Using the material below, print a verbatim copy of every line from the one containing "Output the web" through the one containing "const gridTops = [20.2, 25.8, 35.9, 48, 62.8, 66.5, 76.7];", inclusive, and omit the pictures.

═════ Data supplied ═════

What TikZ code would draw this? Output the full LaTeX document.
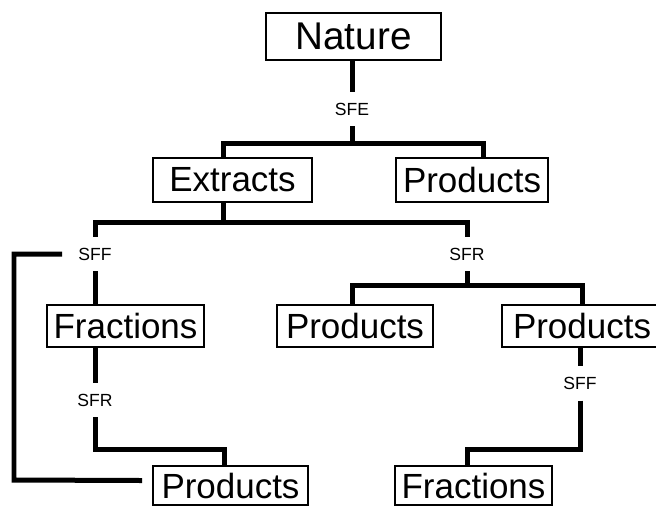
\documentclass[tikz,border=0pt]{standalone}
\usepackage{fontspec}
\setmainfont{Liberation Sans}
\usetikzlibrary{calc}

\begin{document}
\begin{tikzpicture}[x=0.02cm, y=-0.02cm,
  box/.style={draw, line width=0.035cm, inner sep=0pt, minimum height=0.88cm,
    font=\fontsize{19.9}{24}\selectfont},
  tag/.style={inner xsep=0.2cm, inner ysep=0.21cm, font=\fontsize{10}{12}\selectfont},
  link/.style={line width=0.1cm}]
  % frame of the figure
  \useasboundingbox (0,0) rectangle (656,505);
  \clip (0,0) rectangle (656,505);

  % top level
  \node[box, minimum width=3.5cm, minimum height=0.94cm,
    font=\fontsize{22}{26}\selectfont] (nature) at (353.5,36.5) {Nature};
  \node[tag] (sfe) at (352,109) {SFE};
  \node[box, minimum width=3.18cm] (extr) at (232.5,180) {Extracts};
  \node[box, minimum width=3.04cm] (prod1) at (472,180) {Products};

  % second level
  \node[tag] (sff1) at (95,254) {SFF};
  \node[tag] (sfr1) at (467,254) {SFR};
  \node[box, minimum width=3.14cm, minimum height=0.84cm] (frac1) at (125.5,326) {Fractions};
  \node[box, minimum width=3.12cm, minimum height=0.84cm] (prod2) at (355,326) {Products};
  \node[box, minimum width=3.2cm, minimum height=0.84cm] (prod3) at (582,326) {Products};

  % third level (boxes run to the lower edge)
  \node[tag] (sfr2) at (95,400) {SFR};
  \node[tag] (sff2) at (580,383.5) {SFF};
  \node[box, minimum width=3.1cm, minimum height=0.78cm] (prod4) at (230.5,485.5) {Products};
  \node[box, minimum width=3.14cm, minimum height=0.78cm] (frac2) at (473.5,485.5) {Fractions};

  % junctions
  \coordinate (j1) at (352,143);
  \coordinate (j2) at (223,222);
  \coordinate (j3) at (467,285);
  \coordinate (j4) at (95,449);
  \coordinate (j5) at (580,449);
  \coordinate (loop) at (14,480);

  % connectors
  \draw[link] (sfe.north |- nature.south) -- (sfe);
  \draw[link] (sfe) -- (j1);
  \draw[link] ($(extr.north)+(-9.5,0)$) |- (j1) -| ($(prod1.north)+(11,0)$);
  \draw[link] ($(extr.south)+(-9.5,0)$) -- (j2);
  \draw[link] (sff1) |- (j2) -| (sfr1);
  \draw[link] (sff1) -- (sff1 |- frac1.north);
  \draw[link] (sfr1) -- (j3);
  \draw[link] ($(prod2.north)+(-3,0)$) |- (j3) -| (prod3);
  \draw[link] (sfr2 |- frac1.south) -- (sfr2);
  \draw[link] (sfr2) -- (j4) -| ($(prod4.north)+(-6.5,0)$);
  \draw[link] (sff2 |- prod3.south) -- (sff2);
  \draw[link] (sff2) -- (j5) -| ($(frac2.north)+(-6.5,0)$);
  \draw[link] ($(sff1.west)+(-6,0)$) -| (loop) -- ($(prod4.west)+(-10,-5)$);
\end{tikzpicture}
\end{document}
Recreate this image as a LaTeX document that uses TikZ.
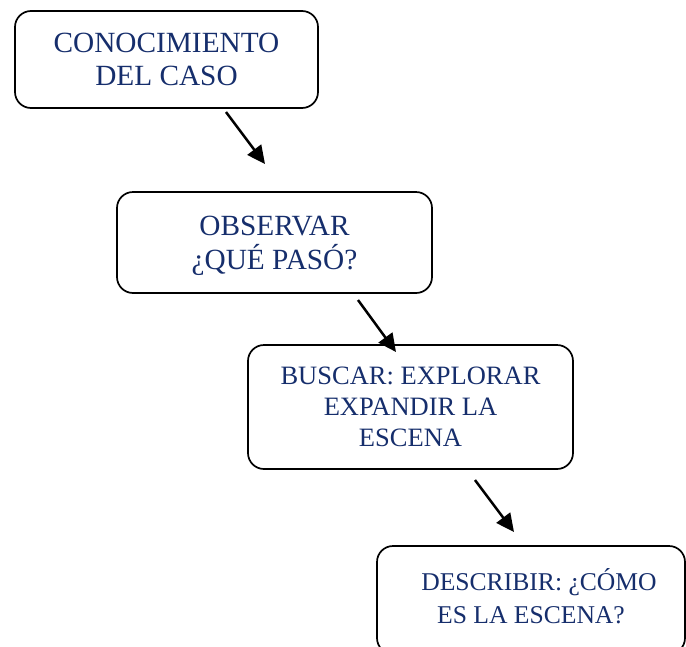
\documentclass[tikz,border=0pt]{standalone}
\usepackage{fontspec}
\setmainfont{Liberation Serif}
\usetikzlibrary{arrows.meta}
\definecolor{navy}{RGB}{22,46,108}
\begin{document}
\begin{tikzpicture}[x=1pt,y=-1pt,
  box/.style={draw=black, line width=1.7pt, rounded corners=16pt, text=navy, align=center, inner sep=0pt},
  arr/.style={line width=2.5pt, -{Triangle[length=18pt,width=17pt]}}]
\useasboundingbox (0,0) rectangle (686,646);
\node[box, minimum width=303pt, minimum height=97pt, font=\fontsize{29.3}{33}\selectfont] (a) at (166.5,59.5) {CONOCIMIENTO\\DEL CASO};
\node[box, minimum width=315pt, minimum height=101pt, text depth=0pt, font=\fontsize{29.3}{34}\selectfont] (b) at (274.5,242.5) {OBSERVAR\\¿QUÉ PASÓ?};
\node[box, minimum width=325pt, minimum height=124pt, font=\fontsize{26.5}{31}\selectfont] (c) at (410.5,407) {BUSCAR: EXPLORAR\\EXPANDIR LA\\ESCENA};
\node[box, minimum width=308pt, minimum height=108pt, text depth=8pt, font=\fontsize{25.6}{33}\selectfont] (d) at (531,600) {\hspace*{16pt}DESCRIBIR: ¿CÓMO\\ES LA ESCENA?};
\coordinate (a1) at (226,112);
\coordinate (a2) at (265,164);
\coordinate (b1) at (358,300);
\coordinate (b2) at (396,352);
\coordinate (c1) at (475,480);
\coordinate (c2) at (514,532);
\draw[arr] (a1) -- (a2);
\draw[arr] (b1) -- (b2);
\draw[arr] (c1) -- (c2);
\end{tikzpicture}
\end{document}
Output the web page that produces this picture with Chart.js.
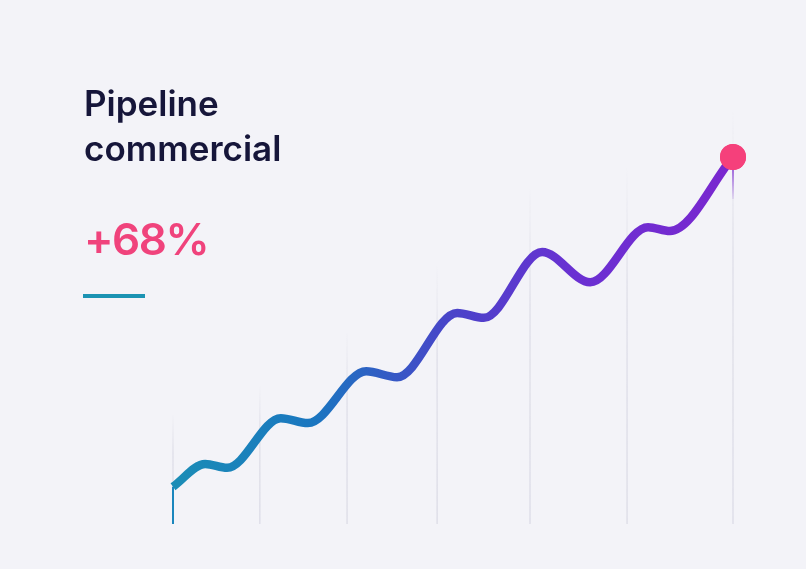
<!DOCTYPE html>
<html>
<head>
<meta charset="utf-8">
<script src="https://cdn.jsdelivr.net/npm/chart.js@4.4.1/dist/chart.umd.min.js"></script>
<style>
  html, body { margin: 0; padding: 0; background: #f3f3f8; }
  body { width: 806px; height: 569px; position: relative; overflow: hidden; font-family: Inter, "Noto Sans", sans-serif; }
  #chart { position: absolute; left: 0; top: 0; }
  .title { position: absolute; left: 84px; top: 81px; font-size: 35px; line-height: 45px; font-weight: 600; color: #16163a; letter-spacing: 0; }
  .delta { position: absolute; left: 84px; top: 217px; font-size: 44px; line-height: 44px; font-weight: 600; color: #f0437c; letter-spacing: -1.5px; }
  .rule { position: absolute; left: 83px; top: 294px; width: 62px; height: 3.5px; background: #1b93b3; }
</style>
</head>
<body>
<canvas id="chart" width="806" height="569"></canvas>
<div class="title">Pipeline<br>commercial</div>
<div class="delta">+68%</div>
<div class="rule"></div>
<script>
// months since start / growth in %
const months = [0, 0.69, 1.16, 2.31, 2.89, 4.14, 4.8, 6.09, 6.66, 7.91, 8.94, 10.18, 10.65, 12];
const growth = [6.9, 11.1, 10.4, 19.6, 18.7, 28.3, 27.2, 39.1, 38.2, 50.4, 44.8, 55.0, 54.3, 68];

// vertical guide lines (position + how high they reach)
const gridMonths = [0, 1.86, 3.73, 5.66, 7.65, 9.73, 12];
const gridTops = [20.2, 25.8, 35.9, 48, 62.8, 66.5, 76.7];

const guideLines = {
    id: 'guideLines',
    beforeDatasetsDraw(chart) {
        const { ctx, scales: { x, y } } = chart;
        const bottom = y.getPixelForValue(0);
        ctx.save();
        gridMonths.forEach((m, i) => {
            const px = x.getPixelForValue(m);
            const top = y.getPixelForValue(gridTops[i]);
            const g = ctx.createLinearGradient(0, top, 0, bottom);
            g.addColorStop(0, 'rgba(214,214,226,0)');
            g.addColorStop(0.35, 'rgba(214,214,226,0.6)');
            g.addColorStop(1, 'rgba(214,214,226,0.7)');
            ctx.strokeStyle = g;
            ctx.lineWidth = 1.5;
            ctx.beginPath();
            ctx.moveTo(px, top);
            ctx.lineTo(px, bottom);
            ctx.stroke();
        });
        ctx.restore();
    },
    afterDatasetsDraw(chart) {
        // little drop lines under first and last point
        const { ctx, scales: { x, y } } = chart;
        const meta = chart.getDatasetMeta(0);
        const first = meta.data[0];
        const last = meta.data[meta.data.length - 1];
        ctx.save();
        ctx.lineWidth = 2;
        ctx.strokeStyle = '#1a86bd';
        ctx.beginPath();
        ctx.moveTo(first.x, first.y);
        ctx.lineTo(first.x, y.getPixelForValue(0));
        ctx.stroke();
        const g = ctx.createLinearGradient(0, last.y, 0, last.y + 42);
        g.addColorStop(0, 'rgba(122,40,208,0.9)');
        g.addColorStop(1, 'rgba(122,40,208,0.1)');
        ctx.strokeStyle = g;
        ctx.beginPath();
        ctx.moveTo(last.x, last.y);
        ctx.lineTo(last.x, last.y + 42);
        ctx.stroke();
        ctx.restore();
        // redraw the end dot on top
        last.draw(ctx);
    }
};

function lineGradient(context) {
    const { ctx, chartArea } = context.chart;
    if (!chartArea) return '#4b3fc9';
    const g = ctx.createLinearGradient(chartArea.left, 0, chartArea.right, 0);
    g.addColorStop(0, '#1b8db6');
    g.addColorStop(0.25, '#1a76c0');
    g.addColorStop(0.5, '#4a43c9');
    g.addColorStop(0.72, '#6a30d2');
    g.addColorStop(1, '#7a27cf');
    return g;
}

new Chart(document.getElementById('chart'), {
    type: 'line',
    data: {
        datasets: [{
            data: months.map((m, i) => ({ x: m, y: growth[i] })),
            borderColor: lineGradient,
            borderWidth: 8.5,
            cubicInterpolationMode: 'monotone',
            fill: false,
            pointRadius: ctx => ctx.dataIndex === months.length - 1 ? 13 : 0,
            pointBackgroundColor: '#f5407b',
            pointBorderWidth: 0,
            clip: false
        }]
    },
    options: {
        responsive: false,
        animation: false,
        layout: { padding: { left: 173, right: 73, top: 157, bottom: 45 } },
        plugins: { legend: { display: false }, tooltip: { enabled: false } },
        scales: {
            x: { type: 'linear', min: 0, max: 12, display: false },
            y: { min: 0, max: 68, display: false }
        }
    },
    plugins: [guideLines]
});
</script>
</body>
</html>
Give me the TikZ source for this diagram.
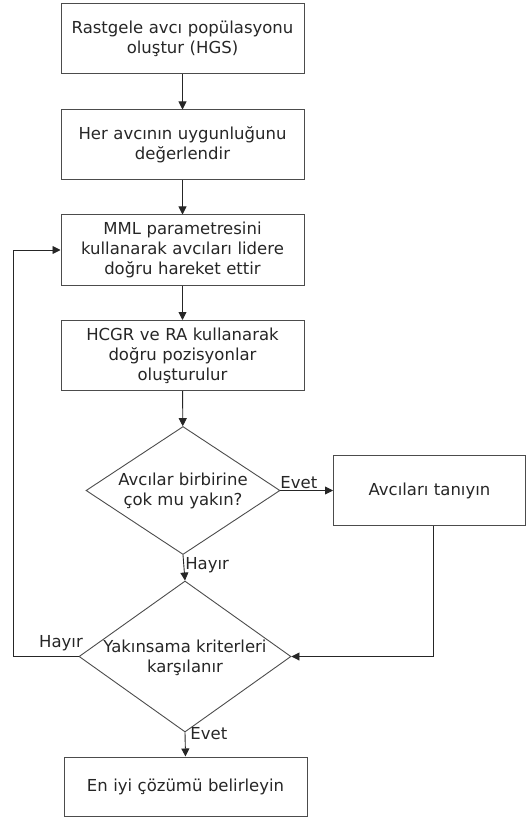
\documentclass[tikz,border=0pt]{standalone}
\usepackage{fontspec}
\setmainfont{DejaVu Sans}
\usetikzlibrary{shapes.geometric,arrows.meta}
\begin{document}
\begin{tikzpicture}[x=1pt,y=-1pt,
  every node/.style={font=\fontsize{16.5}{20}\selectfont, text=black!85},
  stepbox/.style={draw=black!70, line width=1pt, minimum width=243pt, minimum height=70pt, inner sep=0pt, align=center, text width=240pt},
  choice/.style={draw=black!70, line width=0.9pt, diamond, aspect=1.52, inner sep=0pt},
  flow/.style={draw=black!85, line width=0.9pt, -{Triangle[length=8pt,width=8pt]}},
  lbl/.style={font=\fontsize{16.5}{18}\selectfont, inner sep=1pt}]
\useasboundingbox (0,0) rectangle (531,818);
\node[stepbox] (b1) at (182.5,39) {Rastgele avcı popülasyonu\\oluştur (HGS)};
\node[stepbox] (b2) at (182.5,145) {Her avcının uygunluğunu\\değerlendir};
\node[stepbox] (b3) at (182.5,250) {MML parametresini\\kullanarak avcıları lidere\\doğru hareket ettir};
\node[stepbox] (b4) at (182.5,355.5) {HCGR ve RA kullanarak\\doğru pozisyonlar\\oluşturulur};
% decision shapes have a fixed size; their text is set on top of them
\node[choice, minimum width=194pt, minimum height=128pt] (d1) at (183,490.5) {};
\node[align=center] (d1text) at (d1.center) {Avcılar birbirine\\çok mu yakın?};
\node[stepbox, minimum width=192pt, text width=185pt] (b5) at (429.5,490.5) {Avcıları tanıyın};
\node[choice, minimum width=212pt, minimum height=151pt] (d2) at (185,656.5) {};
\node[align=center] (d2text) at (185,657.5) {Yakınsama kriterleri\\karşılanır};
\node[stepbox, minimum height=59pt] (b6) at (185.5,786.5) {En iyi çözümü belirleyin};

\draw[flow] (b1) -- (b2);
\draw[flow] (b2) -- (b3);
\draw[flow] (b3) -- (b4);
\draw[flow] (b4) -- (d1);
\draw[flow] (d1.east) -- (b5.west) node[lbl, pos=0.35, above] {Evet};
\draw[flow] (d1.south) -- (d2.north) node[lbl, pos=0.4, right=0pt] {Hayır};
\draw[flow] (b5.south -| 433,0) |- (d2.east);
\coordinate (back) at (13,656.5);
\draw[flow] (d2.west) -- (back) |- (b3.west);
\node[lbl] (nolbl) at (61,643) {Hayır};
\draw[flow] (d2.south) -- (b6.north) node[lbl, pos=0.05, right=4pt] {Evet};
\end{tikzpicture}
\end{document}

═════

◆ **Problem solution**
Output the web page that produces this picture with Chart.js.
<!DOCTYPE html>
<html>
<head>
<meta charset="utf-8">
<script src="https://cdn.jsdelivr.net/npm/chart.js@4.4.1/dist/chart.umd.min.js"></script>
<style>
  html, body { margin: 0; padding: 0; background: #f3f3f8; }
  body { width: 806px; height: 569px; position: relative; overflow: hidden; font-family: Inter, "Noto Sans", sans-serif; }
  #chart { position: absolute; left: 0; top: 0; }
  .title { position: absolute; left: 84px; top: 81px; font-size: 35px; line-height: 45px; font-weight: 600; color: #16163a; letter-spacing: 0; }
  .delta { position: absolute; left: 84px; top: 217px; font-size: 44px; line-height: 44px; font-weight: 600; color: #f0437c; letter-spacing: -1.5px; }
  .rule { position: absolute; left: 83px; top: 294px; width: 62px; height: 3.5px; background: #1b93b3; }
</style>
</head>
<body>
<canvas id="chart" width="806" height="569"></canvas>
<div class="title">Pipeline<br>commercial</div>
<div class="delta">+68%</div>
<div class="rule"></div>
<script>
// months since start / growth in %
const months = [0, 0.69, 1.16, 2.31, 2.89, 4.14, 4.8, 6.09, 6.66, 7.91, 8.94, 10.18, 10.65, 12];
const growth = [6.9, 11.1, 10.4, 19.6, 18.7, 28.3, 27.2, 39.1, 38.2, 50.4, 44.8, 55.0, 54.3, 68];

// vertical guide lines (position + how high they reach)
const gridMonths = [0, 1.86, 3.73, 5.66, 7.65, 9.73, 12];
const gridTops = [20.2, 25.8, 35.9, 48, 62.8, 66.5, 76.7];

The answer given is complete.